A few years ago, I had a friend visiting me in Nashville. She was in town for business and had an extra day, so we decided to explore the city a bit. When I picked her up from the airport she mentioned her interest in seeing an art gallery.

We walked into the first room, filled with beautiful art from a variety of painters and artists. Everything from beautiful landscapes to abstract blurs of light and texture. It was quite an experience to say the least.

As we continued, we turned the corner into another unexplored room. The walls were white, allowing the rich color of the paint to jump off the walls. The lighting was perfect and pure. And there it was, the painting that caught my attention. it was a 2′ x 3′ canvas painted entirely black. There wasn’t anything fancy about it. No detail, no texture, no title and no description. Just black.

It was as if a child had come in and ruined a beautiful picture that once stood in it’s place. It’s presence created an amazingly strong contrast to the rest of the canvases that were hanging on the wall. It seemed like a mistake, and yet it would be the painting I would remember after the fact.

After a few moments, I proceeded along and walked through several more rooms admiring painting after painting. Finally, we entered the last room. I remember taking a right turn before seeing a room that was seemingly empty. The first wall we saw, nothing. The second, Nothing… and before we thought that the curator of the museum had forgotten about this room, we turned completely around to see the signature piece.

A painting larger than life. It covered the entire wall… and seemed to invite us into the majestic scene of orange, blue, purple and reds. It was an abstract sunset to me and warmed up the entire room.
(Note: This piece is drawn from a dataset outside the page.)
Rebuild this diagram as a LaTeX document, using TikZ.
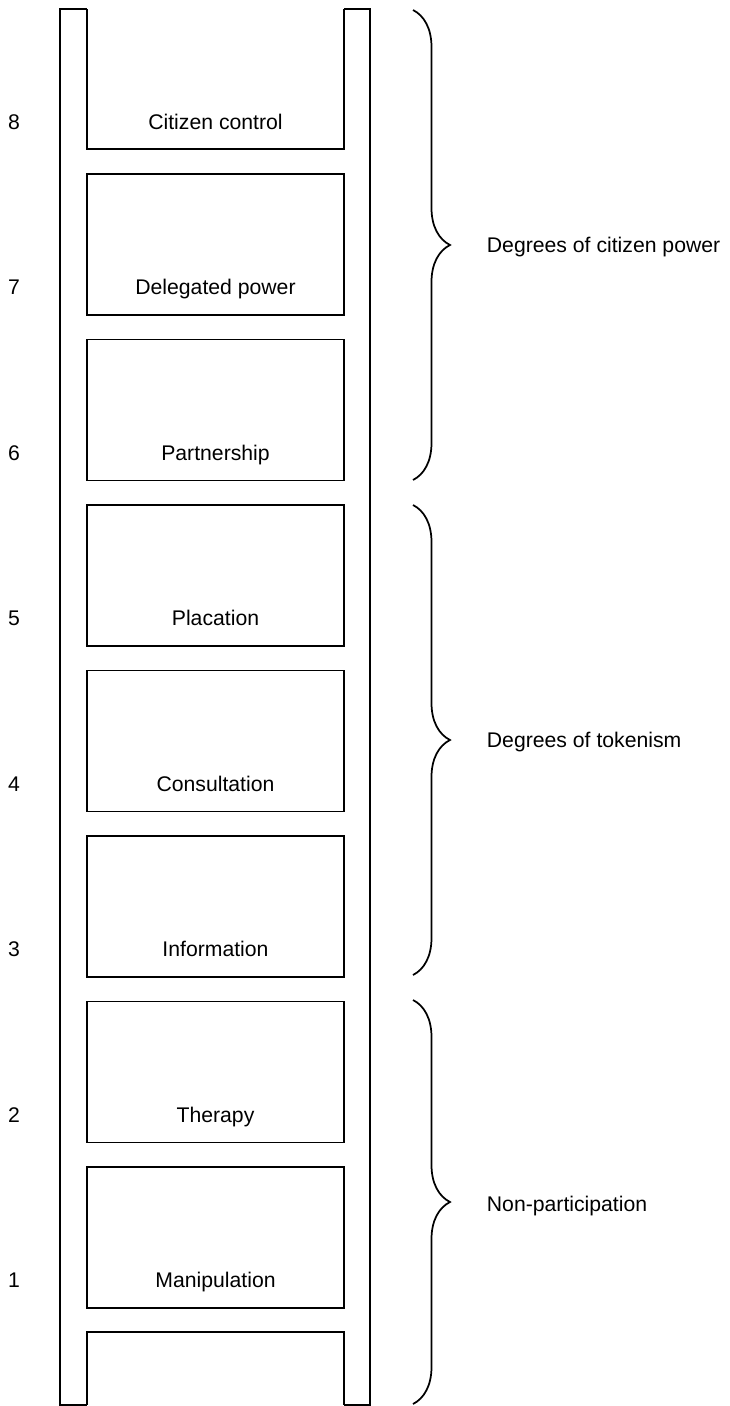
\documentclass[tikz,border=0pt]{standalone}
\usepackage{fontspec}
\setmainfont{Liberation Sans}
\usetikzlibrary{positioning,decorations.pathreplacing}

\tikzset{
  rung/.style={draw, minimum width=192.75pt, minimum height=105.75pt, inner sep=0pt},
  tag/.style={font=\fontsize{15.9}{19}\selectfont, inner sep=0pt, text height=11.4pt, text depth=0pt},
  grp/.style={decorate, decoration={brace, amplitude=27.75pt}, line width=1.3pt}
}

\begin{document}
\begin{tikzpicture}[x=0.75pt, y=-0.75pt, line width=1.4pt]
    \useasboundingbox (0,0) rectangle (730,1406);
    % rails, with the open boxes at both ends
    \draw (87,9) -- (60,9) -- (60,1405) -- (87,1405);
    \draw (344,9) -- (370,9) -- (370,1405) -- (344,1405);
    \draw (87,9) -- (87,149) -- (344,149) -- (344,9);
    \draw (87,1405) -- (87,1332) -- (344,1332) -- (344,1405);
    % closed boxes between the rungs
    \foreach \n in {1,...,7}
        \node[rung] (r\n) at (215.5,{244.5+165.5*(7-\n)}) {};
    % labels and numbers
    \foreach \n/\txt in {8/Citizen control, 7/Delegated power, 6/Partnership,
                         5/Placation, 4/Consultation, 3/Information,
                         2/Therapy, 1/Manipulation}
    {
        \node[tag] (t\n) at (215.5,{121.4+165.5*(8-\n)}) {\txt};
        \node[tag] (n\n) at (14,{121.4+165.5*(8-\n)}) {\n};
    }
    % braces
    \coordinate (a1) at (413,10);   \coordinate (b1) at (413,480);  \coordinate (p1) at (450,245);
    \coordinate (a2) at (413,505);  \coordinate (b2) at (413,975);  \coordinate (p2) at (450,740);
    \coordinate (a3) at (413,1000); \coordinate (b3) at (413,1404); \coordinate (p3) at (450,1204);
    \draw[grp] (a1) -- (b1);
    \draw[grp] (a2) -- (b2);
    \draw[grp] (a3) -- (b3);
    \node[tag, right=27pt of p1] (g1) {Degrees of citizen power};
    \node[tag, right=27pt of p2] (g2) {Degrees of tokenism};
    \node[tag, right=27pt of p3] (g3) {Non-participation};
\end{tikzpicture}
\end{document}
It’s detail, texture and more than anything it’s size, amazed me. The room didn’t need anything else in it to fill it’s creative “void” for this one painting seemed to capture all the air in the room.

 

It dawned on me that both of these paintings provided contrast, and yet both told powerful stories. OF course that large one is like environmental projection, this somewhat larger-than-life canvas that invites our communities into the story.

But it wasn’t just the large painting that I will forever remember… It will be the small, still, black void that will forever captivate me. To be honest, it was the most powerful picture in the entire museum. And it was silent.

 

This is really a resemblance of visual silence. A black void in the midst of ever constant and ever incessant noise. When we program our worship to include canvas of noise after canvas of noise, no matter how beautiful it may be… we may need a small canvas of pure black paint every once in a while.

For those who were at SALT Nashville 2013, we all got a glimpse of that small black canvas didn’t we? In the midst of a weekend full of visuals, eye candy, atmosphere and environment, we walked into a room tuesday night with nothing but a simple still cross. No projection. No words. Just a breath.

 

I wonder what the small black canvases in your ministry are?
Where are you able to put silence in the midst of volume?